O diretor de marketing da empresa responsável por montar a estrutura, Cláudio Santigo Filho, afirma que não há perigo porque a concentração de hipoclorito de cloro é de 0,05% - na água sanitária varia entre 2% e 2,5%. Ele diz que a população de Osasco tem contato com algo semelhante a água de uma piscina tratada com cloro.

De fato, a água é como ensinam no primário: incolor, inodora e insípida. Cláudio acrescenta que a intenção é o produto ficar nas roupas e as pessoas entenderem que precisam aumentar a higienização em tempos de covid-19. Tanto que há quatro pias junto às tendas e funcionários espremendo tubos de álcool nas mãos de todos os passageiros que chegam e saem da estação de trem.

O porteiro Gilvan ia e voltava na tenda de higienização montada em Osasco Imagem: Felipe Pereira

 Alguns moradores reclamam do custo para administração municipal. A prefeitura vai gastar R$ 48 mil com três meses de contrato. Técnico de fibra ótica, Marcio Silva, 38, tem dúvidas sobre a eficácia do produto porque fica muito pouco na roupa e logo evapora. Mas o custo do serviço é considerado exagerado.

"Não sou químico, mas não me parece que mata o vírus. E estão gastando muito dinheiro num tempo em que o povo está chorando para conseguir R$ 600".
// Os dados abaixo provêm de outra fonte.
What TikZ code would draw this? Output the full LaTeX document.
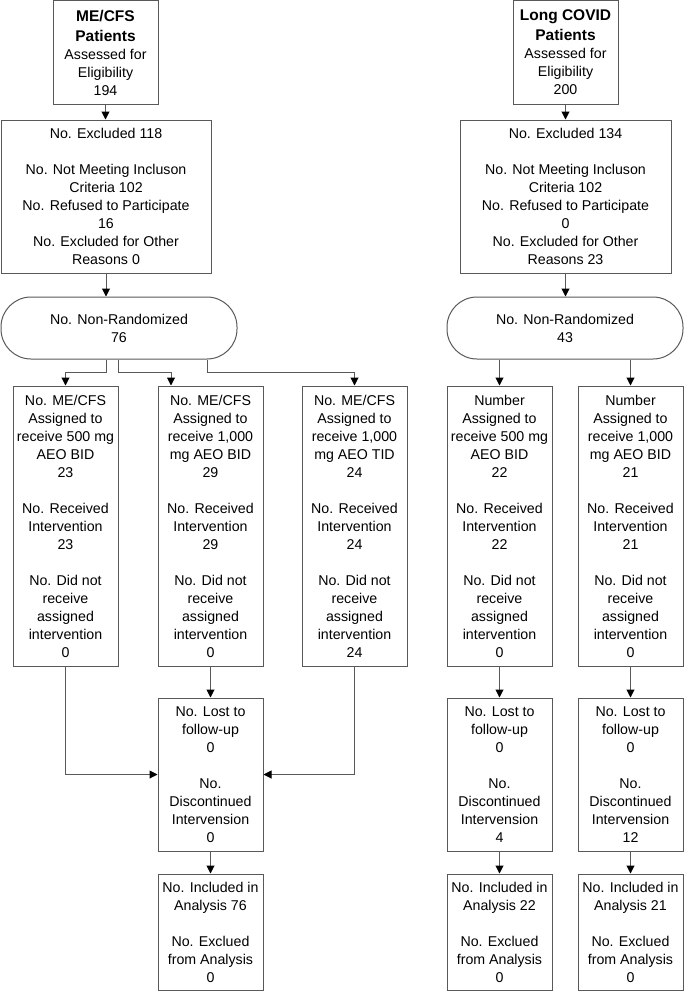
\documentclass[tikz,border=0pt]{standalone}
\usepackage{fontspec}
\setmainfont{Liberation Sans}
\usetikzlibrary{arrows.meta}
\tikzset{
  base/.style={draw=black!65, line width=1pt, fill=white, align=center, inner sep=0pt,
    font=\fontsize{14.2}{18}\selectfont, text=black},
  boxA/.style={base, minimum width=105pt, minimum height=104pt},
  exbox/.style={base, minimum width=210pt, minimum height=153pt},
  term/.style={base, minimum width=236pt, minimum height=62pt, rounded corners=30pt},
  armbox/.style={base, minimum width=105pt, minimum height=280pt},
  lostbox/.style={base, minimum width=105pt, minimum height=153pt},
  anabox/.style={base, minimum width=105pt, minimum height=116pt},
  conn/.style={draw=black!65, line width=1pt, -{Triangle[length=8pt,width=8pt,color=black]}},
  ttl/.style={font=\fontsize{15.5}{21}\selectfont\bfseries}
}
\begin{document}
\begin{tikzpicture}[x=1pt,y=-1pt]
\useasboundingbox (0,0) rectangle (685,991);
% ---------------- ME/CFS ----------------
\node[boxA] (mtop) at (105.5,52.5) {{\fontsize{15.5}{21}\selectfont\bfseries ME/CFS}\\[2pt]{\fontsize{15.5}{19}\selectfont\bfseries Patients}\\Assessed for\\Eligibility\\194};
\node[exbox] (mexc) at (106,196.5) {No. Excluded 118\\[18pt]No. Not Meeting Incluson\\Criteria 102\\No. Refused to Participate\\16\\No. Excluded for Other\\Reasons 0};
\node[term] (mnr) at (119,328) {No. Non-Randomized\\76};
\node[armbox] (ma) at (65.5,526) {No. ME/CFS\\Assigned to\\receive 500 mg\\AEO BID\\23\\[18pt]No. Received\\Intervention\\23\\[18pt]No. Did not\\receive\\assigned\\intervention\\0};
\node[armbox] (mb) at (210.5,526) {No. ME/CFS\\Assigned to\\receive 1,000\\mg AEO BID\\29\\[18pt]No. Received\\Intervention\\29\\[18pt]No. Did not\\receive\\assigned\\intervention\\0};
\node[armbox] (mc) at (354.5,526) {No. ME/CFS\\Assigned to\\receive 1,000\\mg AEO TID\\24\\[18pt]No. Received\\Intervention\\24\\[18pt]No. Did not\\receive\\assigned\\intervention\\24};
\node[lostbox] (mlost) at (210.5,774.5) {No. Lost to\\follow-up\\0\\[18pt]No.\\Discontinued\\Intervension\\0};
\node[anabox] (mana) at (210.5,932) {No. Included in\\Analysis 76\\[18pt]No. Exclued\\from Analysis\\0};
% ---------------- Long COVID ----------------
\node[boxA] (ltop) at (565.5,52.5) {{\fontsize{15.5}{21}\selectfont\bfseries Long COVID}\\[2pt]{\fontsize{15.5}{19}\selectfont\bfseries Patients}\\Assessed for\\Eligibility\\200};
\node[exbox, minimum width=211pt] (lexc) at (565.5,196.5) {No. Excluded 134\\[18pt]No. Not Meeting Incluson\\Criteria 102\\No. Refused to Participate\\0\\No. Excluded for Other\\Reasons 23};
\node[term] (lnr) at (565,328) {No. Non-Randomized\\43};
\node[armbox] (la) at (499.5,526) {Number\\Assigned to\\receive 500 mg\\AEO BID\\22\\[18pt]No. Received\\Intervention\\22\\[18pt]No. Did not\\receive\\assigned\\intervention\\0};
\node[armbox] (lb) at (630.5,526) {Number\\Assigned to\\receive 1,000\\mg AEO BID\\21\\[18pt]No. Received\\Intervention\\21\\[18pt]No. Did not\\receive\\assigned\\intervention\\0};
\node[lostbox] (llosta) at (499.5,774.5) {No. Lost to\\follow-up\\0\\[18pt]No.\\Discontinued\\Intervension\\4};
\node[lostbox] (llostb) at (630.5,774.5) {No. Lost to\\follow-up\\0\\[18pt]No.\\Discontinued\\Intervension\\12};
\node[anabox] (lanaa) at (499.5,932) {No. Included in\\Analysis 22\\[18pt]No. Exclued\\from Analysis\\0};
\node[anabox] (lanab) at (630.5,932) {No. Included in\\Analysis 21\\[18pt]No. Exclued\\from Analysis\\0};
% ---------------- connectors left ----------------
\draw[conn] (mtop.south) -- (mtop.south |- mexc.north);
\draw[conn] (mexc.south) -- (mexc.south |- mnr.north);
\draw[conn] ([xshift=-13pt]mnr.south) -- ++(0,13) -| (ma.north);
\draw[conn] ([xshift=-1pt]mnr.south) -- ++(0,13) -| ([xshift=-39.5pt]mb.north);
\draw[conn] ([xshift=88pt]mnr.south) -- ++(0,13) -| (mc.north);
\draw[conn] (ma.south) |- (mlost.west);
\draw[conn] (mc.south) |- (mlost.east);
\draw[conn] (mb.south) -- (mlost.north);
\draw[conn] (mlost.south) -- (mana.north);
% ---------------- connectors right ----------------
\draw[conn] (ltop.south) -- (ltop.south |- lexc.north);
\draw[conn] (lexc.south) -- (lexc.south |- lnr.north);
\draw[conn] (la.north |- lnr.south) -- (la.north);
\draw[conn] (lb.north |- lnr.south) -- (lb.north);
\draw[conn] (la.south) -- (llosta.north);
\draw[conn] (lb.south) -- (llostb.north);
\draw[conn] (llosta.south) -- (lanaa.north);
\draw[conn] (llostb.south) -- (lanab.north);
\end{tikzpicture}
\end{document}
Mas o pensamento dele é uma exceção em Osasco. O porteiro Gilvan José Herculano, 47, não pensava em nada disso quando permaneceu mais de um minuto envolvido em vapor. "Fiquei bastante para umedecer minhas roupas e minha mão. Eu ia e voltava. Depois de um dia de trabalho, é bom ter uma novidade".

A Estação de Higienização pode até levar as pessoas a melhorar a higienização, mas vai ser pela via da diversão — o que parece fazer todo sentido num país que adora memes.